>> BEGIN Provided data

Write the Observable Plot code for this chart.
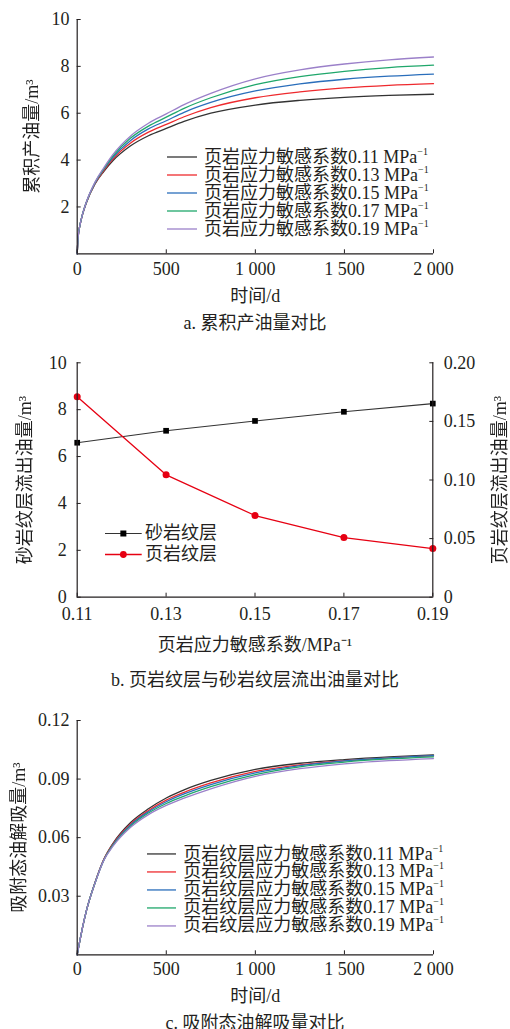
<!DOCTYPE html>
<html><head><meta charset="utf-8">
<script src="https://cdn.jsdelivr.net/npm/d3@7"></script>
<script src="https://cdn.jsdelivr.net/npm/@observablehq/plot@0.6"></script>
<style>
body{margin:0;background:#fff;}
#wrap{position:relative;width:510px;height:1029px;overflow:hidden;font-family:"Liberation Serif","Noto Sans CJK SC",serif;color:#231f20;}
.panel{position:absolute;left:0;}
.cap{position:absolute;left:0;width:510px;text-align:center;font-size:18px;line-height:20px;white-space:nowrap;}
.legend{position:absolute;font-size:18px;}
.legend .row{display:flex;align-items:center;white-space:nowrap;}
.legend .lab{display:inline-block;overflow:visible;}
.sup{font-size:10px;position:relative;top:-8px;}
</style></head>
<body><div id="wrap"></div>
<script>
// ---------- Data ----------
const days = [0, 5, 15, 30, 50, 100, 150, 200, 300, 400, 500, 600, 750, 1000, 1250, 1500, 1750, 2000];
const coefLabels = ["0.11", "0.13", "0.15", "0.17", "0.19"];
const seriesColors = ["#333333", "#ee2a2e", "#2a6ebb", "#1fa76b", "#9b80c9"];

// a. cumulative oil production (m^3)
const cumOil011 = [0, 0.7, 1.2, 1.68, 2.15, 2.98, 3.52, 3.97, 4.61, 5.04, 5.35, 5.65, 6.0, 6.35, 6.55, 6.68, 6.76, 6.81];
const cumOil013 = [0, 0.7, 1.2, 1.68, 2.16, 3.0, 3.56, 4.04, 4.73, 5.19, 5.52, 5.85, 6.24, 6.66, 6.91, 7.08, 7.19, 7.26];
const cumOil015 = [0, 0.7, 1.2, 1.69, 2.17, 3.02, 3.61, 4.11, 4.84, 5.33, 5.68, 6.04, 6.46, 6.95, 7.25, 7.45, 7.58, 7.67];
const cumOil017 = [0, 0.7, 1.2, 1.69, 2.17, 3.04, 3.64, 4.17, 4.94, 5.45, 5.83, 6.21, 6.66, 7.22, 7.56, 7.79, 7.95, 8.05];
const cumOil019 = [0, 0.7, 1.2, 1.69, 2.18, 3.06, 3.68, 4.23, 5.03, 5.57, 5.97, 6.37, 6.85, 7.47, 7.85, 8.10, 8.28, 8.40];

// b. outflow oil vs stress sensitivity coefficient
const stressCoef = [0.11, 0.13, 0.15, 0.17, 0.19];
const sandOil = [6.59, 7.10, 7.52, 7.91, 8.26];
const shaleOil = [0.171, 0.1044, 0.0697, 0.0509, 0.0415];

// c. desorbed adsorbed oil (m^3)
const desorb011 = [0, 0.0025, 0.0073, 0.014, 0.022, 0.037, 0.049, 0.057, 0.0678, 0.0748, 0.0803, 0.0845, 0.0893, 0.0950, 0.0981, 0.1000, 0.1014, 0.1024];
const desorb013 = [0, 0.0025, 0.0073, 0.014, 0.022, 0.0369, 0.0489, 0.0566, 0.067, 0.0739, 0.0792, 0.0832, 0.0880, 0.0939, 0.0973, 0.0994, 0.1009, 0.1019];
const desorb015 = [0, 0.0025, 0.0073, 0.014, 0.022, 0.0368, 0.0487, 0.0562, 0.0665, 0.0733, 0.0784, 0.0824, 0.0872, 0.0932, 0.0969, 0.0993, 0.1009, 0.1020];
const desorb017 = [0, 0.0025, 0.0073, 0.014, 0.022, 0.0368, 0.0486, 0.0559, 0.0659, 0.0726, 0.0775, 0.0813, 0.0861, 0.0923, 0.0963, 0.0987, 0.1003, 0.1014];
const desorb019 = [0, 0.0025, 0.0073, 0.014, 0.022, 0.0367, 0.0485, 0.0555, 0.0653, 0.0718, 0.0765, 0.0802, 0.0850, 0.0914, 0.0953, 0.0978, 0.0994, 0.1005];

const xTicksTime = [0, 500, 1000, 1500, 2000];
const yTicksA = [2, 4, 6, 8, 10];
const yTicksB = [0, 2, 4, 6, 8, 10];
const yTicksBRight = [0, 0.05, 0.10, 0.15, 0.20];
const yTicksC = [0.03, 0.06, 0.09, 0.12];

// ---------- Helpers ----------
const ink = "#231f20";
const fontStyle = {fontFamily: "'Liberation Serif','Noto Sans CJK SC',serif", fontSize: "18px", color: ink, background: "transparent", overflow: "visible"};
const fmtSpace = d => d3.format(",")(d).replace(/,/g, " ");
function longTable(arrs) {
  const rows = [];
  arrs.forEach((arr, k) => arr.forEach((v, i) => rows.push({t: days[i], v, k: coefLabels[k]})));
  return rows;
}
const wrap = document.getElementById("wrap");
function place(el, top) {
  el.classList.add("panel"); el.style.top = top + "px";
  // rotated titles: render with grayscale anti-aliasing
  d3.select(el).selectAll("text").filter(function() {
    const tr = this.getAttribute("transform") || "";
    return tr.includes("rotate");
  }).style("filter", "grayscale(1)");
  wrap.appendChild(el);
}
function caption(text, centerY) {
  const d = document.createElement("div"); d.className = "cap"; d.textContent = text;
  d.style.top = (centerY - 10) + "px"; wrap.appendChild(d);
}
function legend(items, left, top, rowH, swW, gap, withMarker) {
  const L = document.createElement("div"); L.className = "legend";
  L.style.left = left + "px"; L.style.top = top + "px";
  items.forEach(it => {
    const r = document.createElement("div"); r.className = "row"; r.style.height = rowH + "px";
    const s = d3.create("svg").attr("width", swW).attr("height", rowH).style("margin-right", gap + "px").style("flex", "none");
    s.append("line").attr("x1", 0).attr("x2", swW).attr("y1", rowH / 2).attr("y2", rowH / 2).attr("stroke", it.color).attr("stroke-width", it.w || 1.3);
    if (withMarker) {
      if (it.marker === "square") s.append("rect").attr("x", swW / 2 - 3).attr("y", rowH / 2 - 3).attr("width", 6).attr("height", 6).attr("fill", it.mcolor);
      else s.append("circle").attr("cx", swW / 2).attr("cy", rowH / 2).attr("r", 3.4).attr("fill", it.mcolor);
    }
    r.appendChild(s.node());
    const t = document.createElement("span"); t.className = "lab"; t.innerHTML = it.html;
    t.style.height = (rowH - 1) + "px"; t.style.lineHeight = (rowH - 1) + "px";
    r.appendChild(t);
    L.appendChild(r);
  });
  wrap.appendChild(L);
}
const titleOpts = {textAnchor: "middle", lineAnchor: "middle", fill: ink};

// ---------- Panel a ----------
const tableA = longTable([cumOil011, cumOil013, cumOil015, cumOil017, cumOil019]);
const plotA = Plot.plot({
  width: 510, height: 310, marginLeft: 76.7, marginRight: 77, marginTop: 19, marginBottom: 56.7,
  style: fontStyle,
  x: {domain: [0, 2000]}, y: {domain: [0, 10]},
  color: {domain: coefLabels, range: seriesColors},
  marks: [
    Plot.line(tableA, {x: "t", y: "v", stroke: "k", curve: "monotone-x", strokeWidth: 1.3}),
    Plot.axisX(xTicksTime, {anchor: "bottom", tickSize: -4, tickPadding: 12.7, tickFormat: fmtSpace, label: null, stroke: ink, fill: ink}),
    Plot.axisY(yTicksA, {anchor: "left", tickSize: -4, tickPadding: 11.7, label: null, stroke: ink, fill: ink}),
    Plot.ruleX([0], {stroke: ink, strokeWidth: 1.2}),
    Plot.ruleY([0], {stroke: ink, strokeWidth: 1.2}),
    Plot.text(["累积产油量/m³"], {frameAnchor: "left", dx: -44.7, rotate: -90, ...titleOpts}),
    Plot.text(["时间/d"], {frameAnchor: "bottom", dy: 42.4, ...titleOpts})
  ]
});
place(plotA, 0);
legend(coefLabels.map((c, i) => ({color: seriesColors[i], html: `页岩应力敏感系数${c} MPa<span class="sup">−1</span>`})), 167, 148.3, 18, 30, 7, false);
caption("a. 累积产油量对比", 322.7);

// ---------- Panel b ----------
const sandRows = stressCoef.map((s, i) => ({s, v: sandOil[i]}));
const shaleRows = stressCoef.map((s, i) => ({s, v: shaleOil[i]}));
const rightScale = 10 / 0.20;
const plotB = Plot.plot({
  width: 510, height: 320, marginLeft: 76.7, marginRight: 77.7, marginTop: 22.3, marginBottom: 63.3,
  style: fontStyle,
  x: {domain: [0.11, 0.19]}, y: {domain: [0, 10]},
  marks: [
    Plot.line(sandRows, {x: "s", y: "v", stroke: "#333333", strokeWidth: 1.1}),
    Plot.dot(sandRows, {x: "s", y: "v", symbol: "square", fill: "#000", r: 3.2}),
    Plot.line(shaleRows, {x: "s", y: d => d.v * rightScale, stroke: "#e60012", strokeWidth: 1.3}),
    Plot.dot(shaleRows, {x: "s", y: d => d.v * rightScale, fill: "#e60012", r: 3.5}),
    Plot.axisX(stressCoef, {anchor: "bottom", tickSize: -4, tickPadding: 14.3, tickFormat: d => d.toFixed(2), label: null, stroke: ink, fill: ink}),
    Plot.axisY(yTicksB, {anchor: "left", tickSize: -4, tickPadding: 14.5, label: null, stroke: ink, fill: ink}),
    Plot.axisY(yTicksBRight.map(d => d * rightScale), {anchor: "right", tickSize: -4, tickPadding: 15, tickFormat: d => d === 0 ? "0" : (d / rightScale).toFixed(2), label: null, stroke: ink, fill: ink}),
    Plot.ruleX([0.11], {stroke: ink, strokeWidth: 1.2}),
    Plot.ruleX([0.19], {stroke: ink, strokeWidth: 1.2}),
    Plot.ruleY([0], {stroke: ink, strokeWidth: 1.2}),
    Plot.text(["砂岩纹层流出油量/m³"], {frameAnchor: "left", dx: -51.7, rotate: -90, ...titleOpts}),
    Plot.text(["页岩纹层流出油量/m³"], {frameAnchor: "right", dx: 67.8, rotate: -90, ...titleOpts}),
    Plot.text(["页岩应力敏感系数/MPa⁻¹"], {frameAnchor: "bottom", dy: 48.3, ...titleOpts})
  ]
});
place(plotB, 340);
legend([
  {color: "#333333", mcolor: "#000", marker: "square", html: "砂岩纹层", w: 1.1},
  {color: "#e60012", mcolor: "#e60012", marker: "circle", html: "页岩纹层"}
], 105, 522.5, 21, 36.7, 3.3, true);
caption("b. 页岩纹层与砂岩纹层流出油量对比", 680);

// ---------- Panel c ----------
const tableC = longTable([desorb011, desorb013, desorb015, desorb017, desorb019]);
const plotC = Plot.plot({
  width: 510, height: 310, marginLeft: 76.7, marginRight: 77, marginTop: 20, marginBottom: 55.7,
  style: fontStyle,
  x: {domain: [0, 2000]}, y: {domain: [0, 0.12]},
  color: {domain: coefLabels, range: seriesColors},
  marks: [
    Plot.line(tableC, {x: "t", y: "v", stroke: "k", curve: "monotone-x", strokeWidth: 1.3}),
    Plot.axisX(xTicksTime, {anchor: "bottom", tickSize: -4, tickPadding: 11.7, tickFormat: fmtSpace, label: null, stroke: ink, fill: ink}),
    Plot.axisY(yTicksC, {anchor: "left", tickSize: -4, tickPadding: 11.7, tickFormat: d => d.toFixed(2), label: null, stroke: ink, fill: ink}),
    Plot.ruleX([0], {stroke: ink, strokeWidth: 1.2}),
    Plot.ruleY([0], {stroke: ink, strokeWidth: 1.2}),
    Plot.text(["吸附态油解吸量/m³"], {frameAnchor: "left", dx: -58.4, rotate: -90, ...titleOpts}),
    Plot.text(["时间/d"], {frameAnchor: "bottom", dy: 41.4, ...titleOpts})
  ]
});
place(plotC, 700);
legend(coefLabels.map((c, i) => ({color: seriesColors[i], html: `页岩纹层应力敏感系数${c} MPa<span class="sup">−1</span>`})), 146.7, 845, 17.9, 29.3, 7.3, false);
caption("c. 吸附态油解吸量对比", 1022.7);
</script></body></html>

>> END Provided data
>> BEGIN Provided data

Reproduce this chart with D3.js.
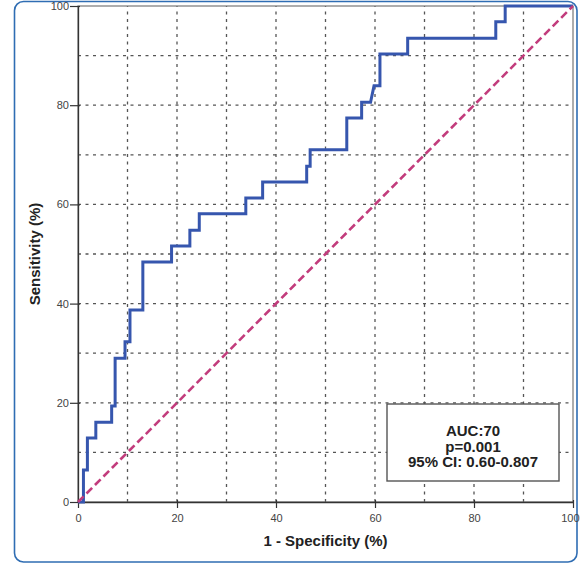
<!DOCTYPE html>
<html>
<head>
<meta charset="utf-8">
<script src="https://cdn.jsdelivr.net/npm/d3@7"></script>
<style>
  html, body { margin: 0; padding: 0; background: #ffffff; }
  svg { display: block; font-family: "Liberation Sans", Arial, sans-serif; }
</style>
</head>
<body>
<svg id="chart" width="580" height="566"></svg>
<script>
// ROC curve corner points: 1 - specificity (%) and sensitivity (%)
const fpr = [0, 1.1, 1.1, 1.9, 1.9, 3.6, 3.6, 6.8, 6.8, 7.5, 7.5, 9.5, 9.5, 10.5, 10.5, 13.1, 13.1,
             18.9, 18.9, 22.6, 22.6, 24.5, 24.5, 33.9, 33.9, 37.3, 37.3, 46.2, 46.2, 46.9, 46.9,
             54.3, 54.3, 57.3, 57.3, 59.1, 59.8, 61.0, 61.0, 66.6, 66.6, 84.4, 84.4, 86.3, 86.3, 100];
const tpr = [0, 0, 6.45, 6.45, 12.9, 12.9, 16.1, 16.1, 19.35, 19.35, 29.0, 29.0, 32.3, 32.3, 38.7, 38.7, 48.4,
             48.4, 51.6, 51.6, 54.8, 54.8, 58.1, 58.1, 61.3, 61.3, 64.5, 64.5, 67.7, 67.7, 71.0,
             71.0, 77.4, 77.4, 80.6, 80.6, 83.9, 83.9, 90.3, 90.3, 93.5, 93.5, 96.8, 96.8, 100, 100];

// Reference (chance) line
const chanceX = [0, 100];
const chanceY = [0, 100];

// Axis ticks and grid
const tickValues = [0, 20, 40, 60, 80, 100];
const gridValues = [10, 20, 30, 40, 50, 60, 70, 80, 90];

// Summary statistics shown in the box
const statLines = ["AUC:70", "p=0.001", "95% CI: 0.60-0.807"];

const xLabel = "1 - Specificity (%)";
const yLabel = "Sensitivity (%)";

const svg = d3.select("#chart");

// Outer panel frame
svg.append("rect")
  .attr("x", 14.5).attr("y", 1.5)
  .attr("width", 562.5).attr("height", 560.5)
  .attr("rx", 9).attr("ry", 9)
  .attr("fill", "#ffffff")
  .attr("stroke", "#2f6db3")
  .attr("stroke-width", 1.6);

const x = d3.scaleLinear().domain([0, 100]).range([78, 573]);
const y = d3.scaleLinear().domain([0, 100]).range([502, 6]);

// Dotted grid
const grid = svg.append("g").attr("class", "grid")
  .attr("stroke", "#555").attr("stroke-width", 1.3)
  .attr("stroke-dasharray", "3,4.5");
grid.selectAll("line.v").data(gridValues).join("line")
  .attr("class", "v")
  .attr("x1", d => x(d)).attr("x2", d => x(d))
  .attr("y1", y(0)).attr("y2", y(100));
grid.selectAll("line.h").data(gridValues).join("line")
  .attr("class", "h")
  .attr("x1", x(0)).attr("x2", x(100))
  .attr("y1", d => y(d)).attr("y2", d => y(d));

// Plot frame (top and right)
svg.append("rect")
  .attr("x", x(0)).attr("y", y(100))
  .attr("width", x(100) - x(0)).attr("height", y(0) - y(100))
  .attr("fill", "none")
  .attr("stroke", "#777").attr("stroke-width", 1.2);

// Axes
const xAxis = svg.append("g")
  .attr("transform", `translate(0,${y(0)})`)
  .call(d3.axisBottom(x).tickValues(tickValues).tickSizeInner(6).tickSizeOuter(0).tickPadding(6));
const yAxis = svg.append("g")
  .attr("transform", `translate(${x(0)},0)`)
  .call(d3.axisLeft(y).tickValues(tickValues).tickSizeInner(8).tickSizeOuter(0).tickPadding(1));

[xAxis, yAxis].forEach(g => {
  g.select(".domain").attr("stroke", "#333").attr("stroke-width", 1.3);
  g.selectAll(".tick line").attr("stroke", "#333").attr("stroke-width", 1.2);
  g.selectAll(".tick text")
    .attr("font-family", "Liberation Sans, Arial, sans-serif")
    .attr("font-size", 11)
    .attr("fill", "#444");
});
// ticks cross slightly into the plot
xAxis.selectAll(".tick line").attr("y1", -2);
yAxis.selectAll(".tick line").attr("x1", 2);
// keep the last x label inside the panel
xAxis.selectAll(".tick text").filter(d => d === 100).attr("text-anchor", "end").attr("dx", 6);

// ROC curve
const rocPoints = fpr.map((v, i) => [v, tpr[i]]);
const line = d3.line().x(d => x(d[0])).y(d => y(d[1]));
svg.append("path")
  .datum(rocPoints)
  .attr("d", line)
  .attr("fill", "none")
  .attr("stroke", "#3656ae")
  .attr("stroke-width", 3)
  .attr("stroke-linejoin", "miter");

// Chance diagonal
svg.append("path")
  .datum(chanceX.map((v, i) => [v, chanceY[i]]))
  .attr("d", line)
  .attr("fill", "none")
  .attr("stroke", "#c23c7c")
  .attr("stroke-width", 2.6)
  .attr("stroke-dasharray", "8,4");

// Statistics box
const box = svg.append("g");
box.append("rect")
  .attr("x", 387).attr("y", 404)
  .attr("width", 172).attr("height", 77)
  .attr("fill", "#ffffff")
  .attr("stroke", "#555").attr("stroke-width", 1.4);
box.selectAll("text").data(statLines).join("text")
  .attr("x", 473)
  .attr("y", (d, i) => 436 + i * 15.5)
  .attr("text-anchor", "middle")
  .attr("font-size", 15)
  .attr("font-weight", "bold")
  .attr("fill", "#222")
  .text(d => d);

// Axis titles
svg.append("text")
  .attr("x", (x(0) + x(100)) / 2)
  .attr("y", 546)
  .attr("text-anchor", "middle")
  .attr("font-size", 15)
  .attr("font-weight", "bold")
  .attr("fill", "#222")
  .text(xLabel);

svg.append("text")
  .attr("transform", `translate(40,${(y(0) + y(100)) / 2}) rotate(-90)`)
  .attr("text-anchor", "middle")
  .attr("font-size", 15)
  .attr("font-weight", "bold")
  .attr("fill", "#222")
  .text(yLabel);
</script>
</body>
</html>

>> END Provided data
>> BEGIN Provided data

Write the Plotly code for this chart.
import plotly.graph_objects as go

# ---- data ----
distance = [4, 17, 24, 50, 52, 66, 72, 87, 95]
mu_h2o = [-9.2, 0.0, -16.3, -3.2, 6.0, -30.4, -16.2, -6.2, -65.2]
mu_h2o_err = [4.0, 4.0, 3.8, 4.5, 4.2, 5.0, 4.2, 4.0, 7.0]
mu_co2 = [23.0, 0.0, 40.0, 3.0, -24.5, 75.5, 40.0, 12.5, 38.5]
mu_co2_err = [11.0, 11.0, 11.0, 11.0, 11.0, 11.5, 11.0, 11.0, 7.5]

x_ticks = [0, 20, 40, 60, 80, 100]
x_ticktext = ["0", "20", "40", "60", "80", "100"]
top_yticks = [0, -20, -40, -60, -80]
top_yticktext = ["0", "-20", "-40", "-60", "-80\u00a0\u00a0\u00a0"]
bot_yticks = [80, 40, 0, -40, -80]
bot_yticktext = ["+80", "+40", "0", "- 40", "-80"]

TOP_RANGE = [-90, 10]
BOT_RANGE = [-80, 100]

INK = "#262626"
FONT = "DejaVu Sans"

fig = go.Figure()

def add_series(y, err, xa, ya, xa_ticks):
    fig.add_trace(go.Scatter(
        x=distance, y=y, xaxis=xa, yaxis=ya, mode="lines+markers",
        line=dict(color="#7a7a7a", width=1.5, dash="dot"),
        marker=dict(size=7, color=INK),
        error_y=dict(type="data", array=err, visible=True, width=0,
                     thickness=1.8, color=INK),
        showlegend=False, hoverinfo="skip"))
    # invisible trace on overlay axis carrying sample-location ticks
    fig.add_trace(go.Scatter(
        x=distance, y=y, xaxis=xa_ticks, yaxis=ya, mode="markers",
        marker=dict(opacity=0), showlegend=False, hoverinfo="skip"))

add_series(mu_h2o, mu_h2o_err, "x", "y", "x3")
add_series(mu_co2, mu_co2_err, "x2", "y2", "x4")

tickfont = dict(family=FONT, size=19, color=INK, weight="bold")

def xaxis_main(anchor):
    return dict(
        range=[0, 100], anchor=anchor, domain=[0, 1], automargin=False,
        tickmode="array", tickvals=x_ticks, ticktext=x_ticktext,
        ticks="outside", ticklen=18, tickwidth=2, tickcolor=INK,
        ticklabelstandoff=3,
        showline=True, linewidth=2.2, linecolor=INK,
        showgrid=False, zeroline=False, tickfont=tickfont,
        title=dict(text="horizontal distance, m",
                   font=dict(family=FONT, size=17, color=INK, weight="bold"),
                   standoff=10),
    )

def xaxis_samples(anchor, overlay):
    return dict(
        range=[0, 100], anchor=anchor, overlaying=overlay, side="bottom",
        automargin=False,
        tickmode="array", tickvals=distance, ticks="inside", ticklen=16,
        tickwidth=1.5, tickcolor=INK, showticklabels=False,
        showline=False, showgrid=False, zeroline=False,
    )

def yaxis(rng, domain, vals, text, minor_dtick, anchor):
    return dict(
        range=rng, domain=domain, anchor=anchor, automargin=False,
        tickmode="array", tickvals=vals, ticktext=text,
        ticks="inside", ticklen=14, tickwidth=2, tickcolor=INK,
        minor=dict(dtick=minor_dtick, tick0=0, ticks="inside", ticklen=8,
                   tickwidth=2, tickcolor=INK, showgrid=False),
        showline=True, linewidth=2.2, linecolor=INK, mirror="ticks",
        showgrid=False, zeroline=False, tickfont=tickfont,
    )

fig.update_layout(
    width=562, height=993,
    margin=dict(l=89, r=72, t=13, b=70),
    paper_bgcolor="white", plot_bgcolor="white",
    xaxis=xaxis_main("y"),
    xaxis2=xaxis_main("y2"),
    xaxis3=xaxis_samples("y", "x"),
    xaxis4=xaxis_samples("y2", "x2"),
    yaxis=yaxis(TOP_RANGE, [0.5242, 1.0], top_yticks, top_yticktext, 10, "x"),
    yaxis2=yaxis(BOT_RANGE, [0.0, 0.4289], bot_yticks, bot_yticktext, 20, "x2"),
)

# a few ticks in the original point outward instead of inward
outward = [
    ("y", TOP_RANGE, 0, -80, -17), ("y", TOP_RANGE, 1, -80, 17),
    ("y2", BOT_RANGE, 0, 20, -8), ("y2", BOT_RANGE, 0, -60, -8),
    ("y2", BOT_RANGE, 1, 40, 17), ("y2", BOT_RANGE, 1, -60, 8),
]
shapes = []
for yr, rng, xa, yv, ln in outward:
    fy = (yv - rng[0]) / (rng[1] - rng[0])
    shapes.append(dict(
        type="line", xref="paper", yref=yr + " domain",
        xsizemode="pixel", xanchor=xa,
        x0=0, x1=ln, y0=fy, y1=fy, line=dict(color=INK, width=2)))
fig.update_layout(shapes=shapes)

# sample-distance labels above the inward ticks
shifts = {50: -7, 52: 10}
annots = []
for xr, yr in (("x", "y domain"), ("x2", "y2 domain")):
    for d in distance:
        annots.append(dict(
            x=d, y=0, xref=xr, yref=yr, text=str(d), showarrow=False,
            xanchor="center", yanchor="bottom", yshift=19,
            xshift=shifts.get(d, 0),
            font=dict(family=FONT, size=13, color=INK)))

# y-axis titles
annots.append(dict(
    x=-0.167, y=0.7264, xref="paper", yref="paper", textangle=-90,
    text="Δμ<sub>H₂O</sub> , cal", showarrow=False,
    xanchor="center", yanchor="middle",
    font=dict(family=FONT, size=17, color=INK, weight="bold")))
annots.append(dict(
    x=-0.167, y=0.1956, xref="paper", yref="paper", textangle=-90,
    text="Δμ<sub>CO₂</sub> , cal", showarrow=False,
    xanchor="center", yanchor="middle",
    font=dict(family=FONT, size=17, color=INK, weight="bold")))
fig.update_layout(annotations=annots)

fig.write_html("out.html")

>> END Provided data

# [Exercise directions]
Your task is to reproduce only the lines from the one with "Write the Observable" through the one with "8.10, 8.28, 8.40];", keeping both ends. Skip every picture.

# [Result of this task]
Write the Observable Plot code for this chart.
<!DOCTYPE html>
<html><head><meta charset="utf-8">
<script src="https://cdn.jsdelivr.net/npm/d3@7"></script>
<script src="https://cdn.jsdelivr.net/npm/@observablehq/plot@0.6"></script>
<style>
body{margin:0;background:#fff;}
#wrap{position:relative;width:510px;height:1029px;overflow:hidden;font-family:"Liberation Serif","Noto Sans CJK SC",serif;color:#231f20;}
.panel{position:absolute;left:0;}
.cap{position:absolute;left:0;width:510px;text-align:center;font-size:18px;line-height:20px;white-space:nowrap;}
.legend{position:absolute;font-size:18px;}
.legend .row{display:flex;align-items:center;white-space:nowrap;}
.legend .lab{display:inline-block;overflow:visible;}
.sup{font-size:10px;position:relative;top:-8px;}
</style></head>
<body><div id="wrap"></div>
<script>
// ---------- Data ----------
const days = [0, 5, 15, 30, 50, 100, 150, 200, 300, 400, 500, 600, 750, 1000, 1250, 1500, 1750, 2000];
const coefLabels = ["0.11", "0.13", "0.15", "0.17", "0.19"];
const seriesColors = ["#333333", "#ee2a2e", "#2a6ebb", "#1fa76b", "#9b80c9"];

// a. cumulative oil production (m^3)
const cumOil011 = [0, 0.7, 1.2, 1.68, 2.15, 2.98, 3.52, 3.97, 4.61, 5.04, 5.35, 5.65, 6.0, 6.35, 6.55, 6.68, 6.76, 6.81];
const cumOil013 = [0, 0.7, 1.2, 1.68, 2.16, 3.0, 3.56, 4.04, 4.73, 5.19, 5.52, 5.85, 6.24, 6.66, 6.91, 7.08, 7.19, 7.26];
const cumOil015 = [0, 0.7, 1.2, 1.69, 2.17, 3.02, 3.61, 4.11, 4.84, 5.33, 5.68, 6.04, 6.46, 6.95, 7.25, 7.45, 7.58, 7.67];
const cumOil017 = [0, 0.7, 1.2, 1.69, 2.17, 3.04, 3.64, 4.17, 4.94, 5.45, 5.83, 6.21, 6.66, 7.22, 7.56, 7.79, 7.95, 8.05];
const cumOil019 = [0, 0.7, 1.2, 1.69, 2.18, 3.06, 3.68, 4.23, 5.03, 5.57, 5.97, 6.37, 6.85, 7.47, 7.85, 8.10, 8.28, 8.40];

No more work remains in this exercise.